Willy has never quit Liverpool: “It suits me,” he says.

“The thing some value about me more than my work is that I have stayed. I sometimes think that if Osama bin Laden had come from Anfield, as long as he’d stayed, everyone would be grateful.”

He does some teaching and always has since his mate, the late Adrian Henri, persuaded him to helm writers’ courses back in the 70s.

He reads some of the many scripts sent to him: “A lot of the time they don’t get through. But at the moment I’ve got a novel from an actor I’ve known for years. Now I’m not going to say no to that, am I?”

Willy doesn’t mind the attention when he goes around town: “Most of the time it’s fine if people come up and exchange a word.

“If you’re buying undies and socks then it’s different, which is why I get those in London.”

One more recent project was a performance tour with Calendar Girls writer and musician Tim Firth, during which Willy sang and read from his debut novel The Wrong Boy: “The costs were ginormous. If we had been 25 year-olds it would have been a fantastic beginning.

“I have never stopped working and never will. The emphasis may have changed. I have not written a new stage play for a long time.”

But will things go full circle?

“The reason I am re-doing Stags and Hens, without seeming to announce a manifesto, is because there is an attempt to put together a permanent acting company.

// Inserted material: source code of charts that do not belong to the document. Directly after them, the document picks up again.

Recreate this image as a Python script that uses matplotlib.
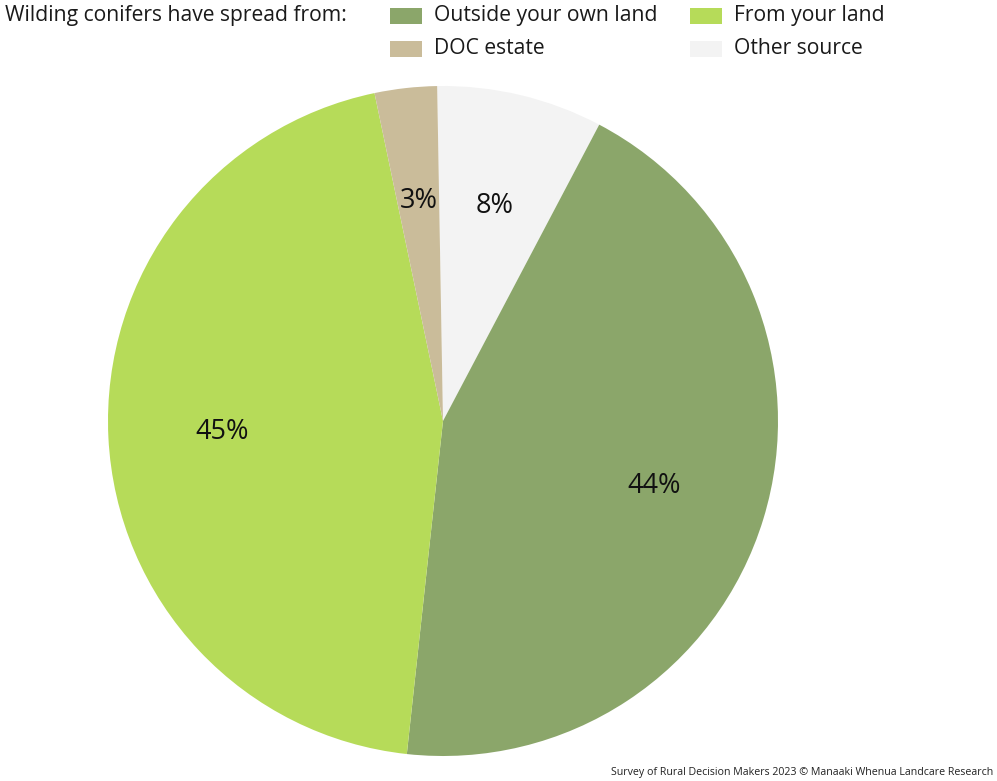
import matplotlib
matplotlib.use('Agg')
import matplotlib.pyplot as plt
from matplotlib.patches import Rectangle

plt.rcParams['font.family'] = ['Open Sans', 'DejaVu Sans']

# Sources of wilding conifer spread (share of respondents, %)
sources = ['Other source', 'Outside your own land', 'From your land', 'DOC estate']
shares = [8, 44, 45, 3]
colors = ['#f3f3f3', '#8ba66a', '#b6db59', '#cabc9a']

# legend order as laid out across the top
legend_order = ['Outside your own land', 'From your land', 'DOC estate', 'Other source']

W, H = 997, 781
fig = plt.figure(figsize=(W / 100, H / 100), dpi=100)

# pie axes: centre around (443, 421) px, radius 335 px
ax = fig.add_axes([108 / W, 25 / H, 670 / W, 670 / H])
wedges, texts, autotexts = ax.pie(
    shares,
    colors=colors,
    startangle=91,
    counterclock=False,
    autopct='%.0f%%',
    pctdistance=0.66,
    radius=1.0,
    textprops=dict(color='#111111', fontsize=19.5),
)
ax.set_xlim(-1, 1)
ax.set_ylim(-1, 1)
ax.set_aspect('equal')
ax.axis('off')

# header legend
fig.text(5 / W, 1 - 16 / H, 'Wilding conifers have spread from:',
         fontsize=15.2, color='#1a1a1a', va='center', ha='left')

cols_x = [390, 690]
rows_y = [16, 49]
col_of = dict(zip(sources, colors))
for i, name in enumerate(legend_order):
    x = cols_x[i % 2]
    y = rows_y[i // 2]
    fig.add_artist(Rectangle((x / W, 1 - (y + 8) / H), 32 / W, 16 / H,
                             transform=fig.transFigure, facecolor=col_of[name],
                             edgecolor='none'))
    fig.text((x + 44) / W, 1 - y / H, name, fontsize=15.2, color='#1a1a1a',
             va='center', ha='left')

fig.text(993 / W, 1 - 772 / H,
         'Survey of Rural Decision Makers 2023 \u00a9 Manaaki Whenua Landcare Research',
         fontsize=7.7, color='#222222', ha='right', va='center')

fig.savefig('out.png', dpi=100, facecolor='white')
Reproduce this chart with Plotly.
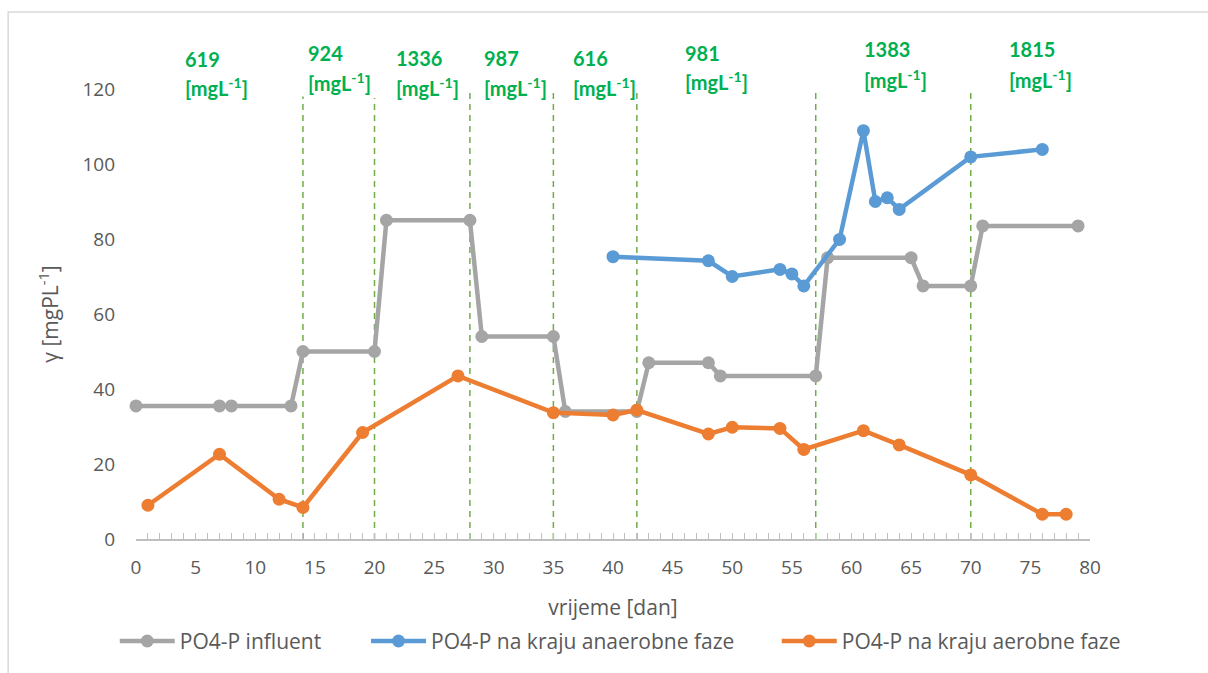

“If that happened, it would mean for the first time in 20 years I would have a theatrical home – for which I may, or may not, write a new play.

“But that’s the sort of situation I could work with.

“I haven’t enjoyed those conditions basically since regional theatre changed beyond all recognition and became administrational rather than creative.

“But it’s very early days.

“I have always required certain conditions to write a play, I have never written specifically for the West End or Broadway. I write plays for groups of people.

“And I still say that when it works, there is nothing better than a full-on theatre experience.”

Stags and Hens, Royal Court, February 1-March 1.